By Dan Orlando
Investment sales powerhouse Bob Knakal yesterday (Tuesday) called on the city’s developers to work with the de Blasio administration to build homes for “the people who make this city run.ˮ
Speaking at a seminar at the NYSSCPA Real Estate Committee open house on Wall Street, Knakal said New York must be able to house workers who survive on salaries that hover around $50,000 if it intends to continue being a highly sought-after market. He noted that the current 421a tax exemption offered to builders is “a very good opportunity.”
But he said the program needs to be re-set to truly benefit New York. “A reconstitution of the 421a program would help produce tens of thousands of affordable units,” said Knakal.

The 421a exemption incentivizes developers to build a 20/80 ratio of affordable and market rate homes in exchange for deeply slashed tax rates.
The discounted taxes increase by 20 percent every two years over the course of a decade until the property owner is no longer receiving a break.
According to the New York Times, a luxury two-bedroom at the Orion on 42nd Street cost the owner less than $40 per month in 2007 but, by 2011, his exemptions began to decrease and the unit’s taxes climbed past $370 per month.
The eventual escalators and the finite shelf-life of the exemption is an issue that has hampered its value in some potential investor’s eyes, according to Knakal, who suggested expanding the level of incentive to encourage more affordable development.
Knakal has long advocated that the 421a program in its current form should be returned to its original state, which allowed developers to “trade” in tax certificates that were generated by builders of affordable homes.

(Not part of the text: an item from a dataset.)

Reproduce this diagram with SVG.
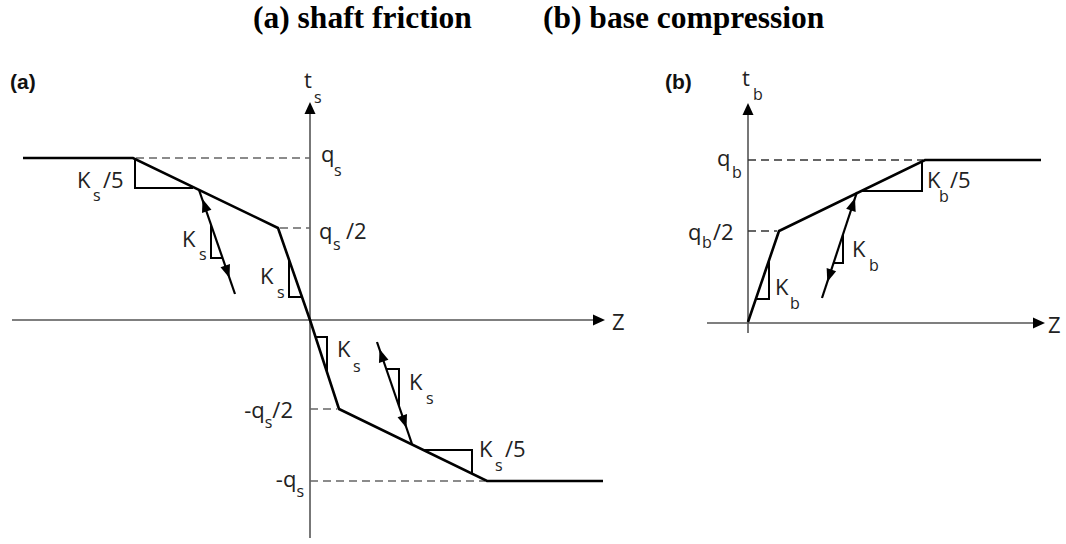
<svg xmlns="http://www.w3.org/2000/svg" xmlns:xlink="http://www.w3.org/1999/xlink" width="1066" height="544" viewBox="0 0 1066 544">
<style>
.title{font-family:"Liberation Serif","Times New Roman",serif;font-weight:bold;font-size:31.5px;fill:#000}
.tag{font-family:"Liberation Sans",Arial,sans-serif;font-weight:bold;font-size:21px;fill:#111}
.lbl{font-family:"Open Sans","DejaVu Sans",sans-serif;font-size:22px;fill:#222}
.sub{font-size:16px}
.axis{stroke:#555;stroke-width:1.6;fill:none}
.dash{stroke:#666;stroke-width:1.6;stroke-dasharray:8 5;fill:none}
.dashb{stroke:#333;stroke-width:1.5;stroke-dasharray:8 5;fill:none}
.curve{stroke:#000;stroke-width:2.6;fill:none;stroke-linejoin:miter}
.tri{stroke:#000;stroke-width:2;fill:none}
.unl{stroke:#000;stroke-width:2.2;fill:none}
.head{fill:#000}
</style>
<defs>
<path id="ah" d="M0,0 L-12,-5.5 L-12,5.5 Z"/>
<path id="mh" d="M0,0 L-13,-5 L-13,5 Z"/>
</defs>
<rect width="1066" height="544" fill="#fff"/>
<g id="title">
<text class="title" x="253" y="28">(a) shaft friction</text>
<text class="title" x="543" y="28">(b) base compression</text>
</g>
<g id="panel-a">
<text class="tag" x="10" y="89">(a)</text>
<g id="axes-a">
<line class="axis" x1="310" y1="112" x2="310" y2="538"/>
<line class="axis" x1="12" y1="320" x2="595" y2="320"/>
<use xlink:href="#ah" class="head" transform="translate(310,102) rotate(-90)"/>
<use xlink:href="#ah" class="head" transform="translate(605,320)"/>
<text class="lbl" x="304" y="88">t</text><text class="lbl sub" x="314" y="103">s</text>
<text class="lbl" x="612" y="330">Z</text>
</g>
<g id="levels-a">
<line class="dash" x1="136" y1="158" x2="310" y2="158"/>
<line class="dash" x1="280" y1="228" x2="310" y2="228"/>
<line class="dash" x1="310" y1="409" x2="337" y2="409"/>
<line class="dash" x1="310" y1="481" x2="485" y2="481"/>
<text class="lbl" x="321" y="162">q</text><text class="lbl sub" x="334" y="176">s</text>
<text class="lbl" x="319" y="239">q</text><text class="lbl sub" x="333" y="250">s</text><text class="lbl" x="346" y="239">/2</text>
<text class="lbl" text-anchor="end" x="293" y="418">-q<tspan class="sub" dy="10">s</tspan><tspan dy="-10">/2</tspan></text>
<text class="lbl" text-anchor="end" x="304" y="487">-q<tspan class="sub" dy="10">s</tspan></text>
</g>
<g id="curve-a">
<polyline class="curve" points="23,158 133,158 278,228 310,320 339,409 487,481 603,481"/>
</g>
<g id="unloading-a">
<line class="unl" x1="199" y1="190" x2="235" y2="294"/>
<use xlink:href="#mh" class="head" transform="translate(202.5,199) rotate(-109.1)"/>
<use xlink:href="#mh" class="head" transform="translate(229.5,278) rotate(70.9)"/>
<line class="unl" x1="377" y1="342" x2="412" y2="444"/>
<use xlink:href="#mh" class="head" transform="translate(379.5,349) rotate(-108.9)"/>
<use xlink:href="#mh" class="head" transform="translate(406.5,428) rotate(71.1)"/>
</g>
<g id="slopes-a">
<polyline class="tri" points="135,159 135,188 193,188"/>
<text class="lbl" x="77" y="188">K</text><text class="lbl sub" x="93" y="201">s</text><text class="lbl" x="103" y="188">/5</text>
<polyline class="tri" points="211,224.5 211,258 222.5,258"/>
<text class="lbl" x="182" y="247">K</text><text class="lbl sub" x="199" y="260">s</text>
<polyline class="tri" points="289,259.6 289,297 302,297"/>
<text class="lbl" x="260" y="284">K</text><text class="lbl sub" x="277" y="298">s</text>
<polyline class="tri" points="315.5,337 327,337 327,372"/>
<text class="lbl" x="337" y="357">K</text><text class="lbl sub" x="353" y="372">s</text>
<polyline class="tri" points="386.3,369 399,369 399,406"/>
<text class="lbl" x="409" y="390">K</text><text class="lbl sub" x="426" y="404">s</text>
<polyline class="tri" points="423.3,450 472,450 472,473.7"/>
<text class="lbl" x="479" y="457">K</text><text class="lbl sub" x="495" y="471">s</text><text class="lbl" x="505" y="457">/5</text>
</g>
</g>
<g id="panel-b">
<text class="tag" x="665" y="89">(b)</text>
<g id="axes-b">
<line class="axis" x1="748" y1="113" x2="748" y2="333"/>
<line class="axis" x1="707" y1="323" x2="1035" y2="323"/>
<use xlink:href="#ah" class="head" transform="translate(748,103) rotate(-90)"/>
<use xlink:href="#ah" class="head" transform="translate(1045,323)"/>
<text class="lbl" x="742" y="86">t</text><text class="lbl sub" x="753" y="100">b</text>
<text class="lbl" x="1048" y="333">Z</text>
</g>
<g id="levels-b">
<line class="dashb" x1="748" y1="160" x2="923" y2="160"/>
<line class="dashb" x1="748" y1="231" x2="777" y2="231"/>
<text class="lbl" x="717" y="166">q</text><text class="lbl sub" x="732" y="178">b</text>
<text class="lbl" x="688" y="240">q</text><text class="lbl sub" x="702" y="248">b</text><text class="lbl" x="713" y="240">/2</text>
</g>
<g id="curve-b">
<polyline class="curve" points="748,322 779,231 925,160 1041,160"/>
</g>
<g id="unloading-b">
<line class="unl" x1="822" y1="298" x2="857" y2="192"/>
<use xlink:href="#mh" class="head" transform="translate(855,198) rotate(-71.7)"/>
<use xlink:href="#mh" class="head" transform="translate(827.3,282) rotate(108.3)"/>
</g>
<g id="slopes-b">
<polyline class="tri" points="769,260.4 769,299 755.8,299"/>
<text class="lbl" x="775" y="295">K</text><text class="lbl sub" x="790" y="309">b</text>
<polyline class="tri" points="843,234.4 843,263 833.6,263"/>
<text class="lbl" x="852" y="257">K</text><text class="lbl sub" x="869" y="271">b</text>
<polyline class="tri" points="861.3,191 922,191 922,161.5"/>
<text class="lbl" x="927" y="188">K</text><text class="lbl sub" x="939" y="202">b</text><text class="lbl" x="950" y="188">/5</text>
</g>
</g>
</svg>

Market rate builders could buy the certificates and, accommodating the 80/20 principal, apply the tax rebate to a new development on their site.
“All the city has to do is to provide the proper density bonuses and the private sector will build all the affordable units we need,” said the chairman of Massey Kanakal.
” If elected officials understood the revenue implications and economics behind the program, rather than looking at wealthy New Yorkers who may get a temporary tax break, they would fully support this mechanism which has added dramatically to our stock of affordable units”.